Mytton took Leefe to the Chairman of the Watch Committee, Mr Tinne, who ordered that he be kept in custody until the following morning but to be treated kindly. At the inquest which was held at the Red Lion hotel in Garston, a verdict of 'Chance Medley' was returned and the coroner John Heyes condemned the practice of shooting small birds near to populous neighbourhoods.

Leefe was free to go but there was a dispute over the cost of keeping him in custody. Gerard complained to the superintendent, Mr Allen that Mytton wanted 21 shillings for keeping Leefe at his home instead of putting him in the village lock up.
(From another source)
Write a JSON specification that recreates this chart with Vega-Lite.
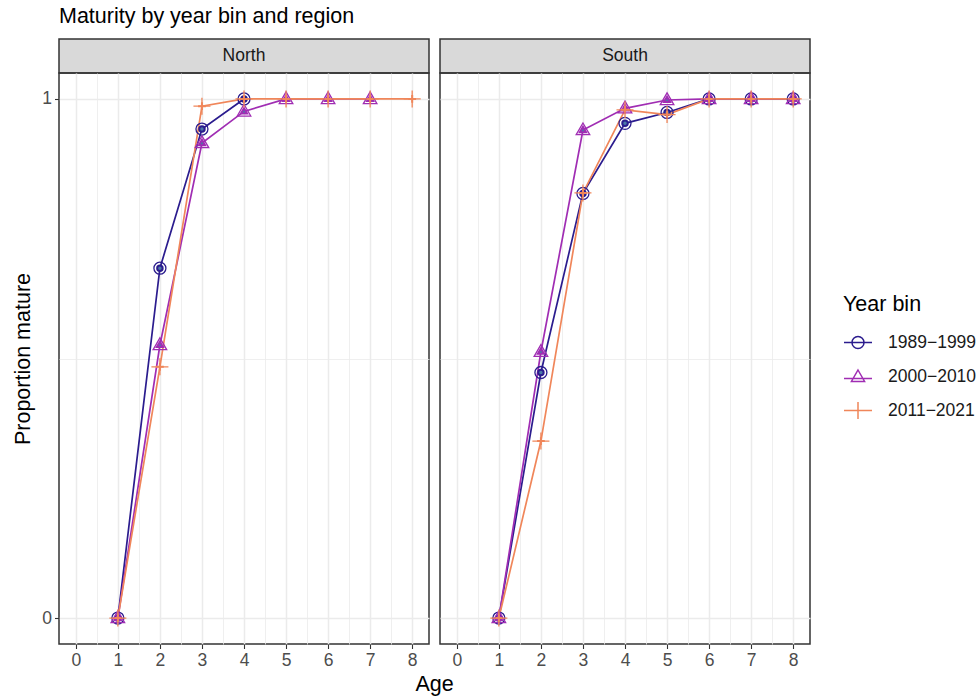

Allen said another constable was happy to put him up free of charge, but Mytton claimed he was drunk when he took Leefe there. Allen dismissed such a suggestion and ordered that Gerard only needed to pay five shillings to Mytton.

Gerard and Leefe then visited John's mother and offered her seventeen shillings to pay for burial expenses. She refused this as she did not want others to think she was accepting compensation for the loss of her son. She asked the Liverpool Mercury newspaper to clarify this, saying her husband was a gardener who had died about a year earlier and since then she had worked as a labourer in the fields and as a charwoman to make ends meet. The paper described her of respectable appearance and said that she was 'worthy of employment'.